Given exercise — Restate the listing that follows word for word, without its pictures.

[Charts and diagrams as code]
----
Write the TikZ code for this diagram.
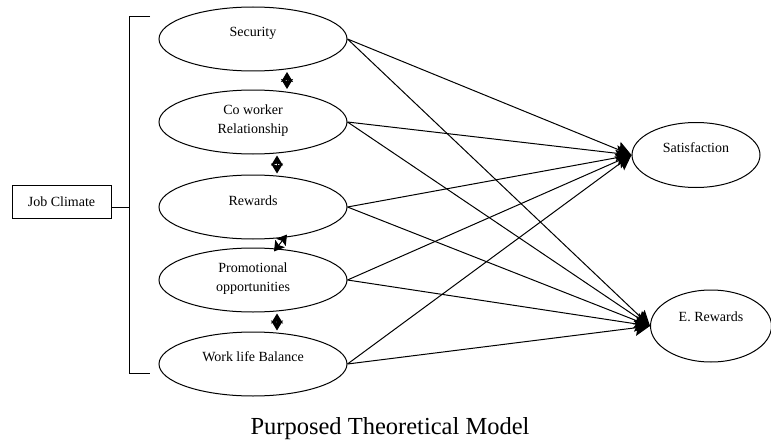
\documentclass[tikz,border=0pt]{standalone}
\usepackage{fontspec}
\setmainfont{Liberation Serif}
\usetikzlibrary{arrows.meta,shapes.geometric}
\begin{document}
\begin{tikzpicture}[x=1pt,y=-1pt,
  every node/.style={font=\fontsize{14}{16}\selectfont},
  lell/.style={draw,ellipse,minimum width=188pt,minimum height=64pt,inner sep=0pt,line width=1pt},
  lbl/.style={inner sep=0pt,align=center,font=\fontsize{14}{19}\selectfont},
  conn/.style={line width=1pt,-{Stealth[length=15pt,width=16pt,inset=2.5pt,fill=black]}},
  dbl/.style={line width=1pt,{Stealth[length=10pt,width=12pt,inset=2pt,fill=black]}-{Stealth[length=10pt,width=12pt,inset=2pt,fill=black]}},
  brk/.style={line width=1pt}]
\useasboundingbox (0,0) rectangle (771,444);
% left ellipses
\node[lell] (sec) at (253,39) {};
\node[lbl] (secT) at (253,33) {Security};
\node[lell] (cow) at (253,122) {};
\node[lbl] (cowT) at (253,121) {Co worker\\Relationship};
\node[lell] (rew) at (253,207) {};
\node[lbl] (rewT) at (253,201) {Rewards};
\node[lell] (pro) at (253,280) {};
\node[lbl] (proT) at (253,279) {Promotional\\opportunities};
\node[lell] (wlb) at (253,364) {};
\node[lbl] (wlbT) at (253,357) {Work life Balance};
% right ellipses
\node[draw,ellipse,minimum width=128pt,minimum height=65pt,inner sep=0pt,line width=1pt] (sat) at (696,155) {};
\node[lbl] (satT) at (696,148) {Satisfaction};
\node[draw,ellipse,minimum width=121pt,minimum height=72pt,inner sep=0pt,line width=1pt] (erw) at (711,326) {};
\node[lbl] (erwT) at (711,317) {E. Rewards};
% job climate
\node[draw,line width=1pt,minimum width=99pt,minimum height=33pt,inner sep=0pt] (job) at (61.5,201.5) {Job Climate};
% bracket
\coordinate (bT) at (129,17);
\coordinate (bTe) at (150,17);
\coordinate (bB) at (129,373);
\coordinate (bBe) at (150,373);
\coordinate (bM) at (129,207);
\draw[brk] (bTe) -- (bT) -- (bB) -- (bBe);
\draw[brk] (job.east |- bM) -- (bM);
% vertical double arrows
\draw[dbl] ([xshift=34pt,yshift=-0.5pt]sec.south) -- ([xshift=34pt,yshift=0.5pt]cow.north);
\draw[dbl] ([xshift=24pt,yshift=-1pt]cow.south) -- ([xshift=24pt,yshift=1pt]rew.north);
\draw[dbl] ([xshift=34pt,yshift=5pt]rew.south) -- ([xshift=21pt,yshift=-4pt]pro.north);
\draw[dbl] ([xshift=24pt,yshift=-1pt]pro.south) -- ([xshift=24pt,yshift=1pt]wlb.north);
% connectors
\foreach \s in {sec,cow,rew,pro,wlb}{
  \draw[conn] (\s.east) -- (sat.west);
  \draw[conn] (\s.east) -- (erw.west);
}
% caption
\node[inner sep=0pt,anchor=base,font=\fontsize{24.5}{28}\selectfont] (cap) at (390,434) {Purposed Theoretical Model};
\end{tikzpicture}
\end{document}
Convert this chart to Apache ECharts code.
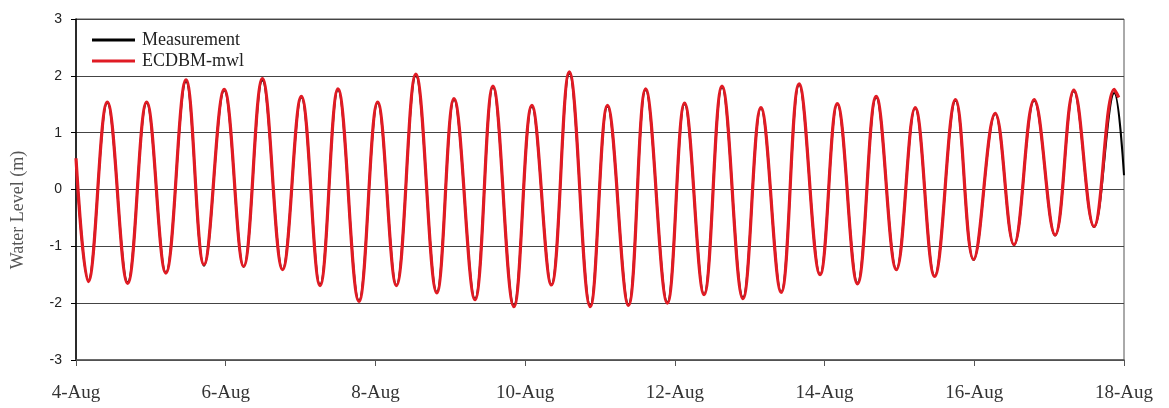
----
Answer —
Write the TikZ code for this diagram.
\documentclass[tikz,border=0pt]{standalone}
\usepackage{fontspec}
\setmainfont{Liberation Serif}
\usetikzlibrary{arrows.meta,shapes.geometric}
\begin{document}
\begin{tikzpicture}[x=1pt,y=-1pt,
  every node/.style={font=\fontsize{14}{16}\selectfont},
  lell/.style={draw,ellipse,minimum width=188pt,minimum height=64pt,inner sep=0pt,line width=1pt},
  lbl/.style={inner sep=0pt,align=center,font=\fontsize{14}{19}\selectfont},
  conn/.style={line width=1pt,-{Stealth[length=15pt,width=16pt,inset=2.5pt,fill=black]}},
  dbl/.style={line width=1pt,{Stealth[length=10pt,width=12pt,inset=2pt,fill=black]}-{Stealth[length=10pt,width=12pt,inset=2pt,fill=black]}},
  brk/.style={line width=1pt}]
\useasboundingbox (0,0) rectangle (771,444);
% left ellipses
\node[lell] (sec) at (253,39) {};
\node[lbl] (secT) at (253,33) {Security};
\node[lell] (cow) at (253,122) {};
\node[lbl] (cowT) at (253,121) {Co worker\\Relationship};
\node[lell] (rew) at (253,207) {};
\node[lbl] (rewT) at (253,201) {Rewards};
\node[lell] (pro) at (253,280) {};
\node[lbl] (proT) at (253,279) {Promotional\\opportunities};
\node[lell] (wlb) at (253,364) {};
\node[lbl] (wlbT) at (253,357) {Work life Balance};
% right ellipses
\node[draw,ellipse,minimum width=128pt,minimum height=65pt,inner sep=0pt,line width=1pt] (sat) at (696,155) {};
\node[lbl] (satT) at (696,148) {Satisfaction};
\node[draw,ellipse,minimum width=121pt,minimum height=72pt,inner sep=0pt,line width=1pt] (erw) at (711,326) {};
\node[lbl] (erwT) at (711,317) {E. Rewards};
% job climate
\node[draw,line width=1pt,minimum width=99pt,minimum height=33pt,inner sep=0pt] (job) at (61.5,201.5) {Job Climate};
% bracket
\coordinate (bT) at (129,17);
\coordinate (bTe) at (150,17);
\coordinate (bB) at (129,373);
\coordinate (bBe) at (150,373);
\coordinate (bM) at (129,207);
\draw[brk] (bTe) -- (bT) -- (bB) -- (bBe);
\draw[brk] (job.east |- bM) -- (bM);
% vertical double arrows
\draw[dbl] ([xshift=34pt,yshift=-0.5pt]sec.south) -- ([xshift=34pt,yshift=0.5pt]cow.north);
\draw[dbl] ([xshift=24pt,yshift=-1pt]cow.south) -- ([xshift=24pt,yshift=1pt]rew.north);
\draw[dbl] ([xshift=34pt,yshift=5pt]rew.south) -- ([xshift=21pt,yshift=-4pt]pro.north);
\draw[dbl] ([xshift=24pt,yshift=-1pt]pro.south) -- ([xshift=24pt,yshift=1pt]wlb.north);
% connectors
\foreach \s in {sec,cow,rew,pro,wlb}{
  \draw[conn] (\s.east) -- (sat.west);
  \draw[conn] (\s.east) -- (erw.west);
}
% caption
\node[inner sep=0pt,anchor=base,font=\fontsize{24.5}{28}\selectfont] (cap) at (390,434) {Purposed Theoretical Model};
\end{tikzpicture}
\end{document}
Convert this chart to Apache ECharts code.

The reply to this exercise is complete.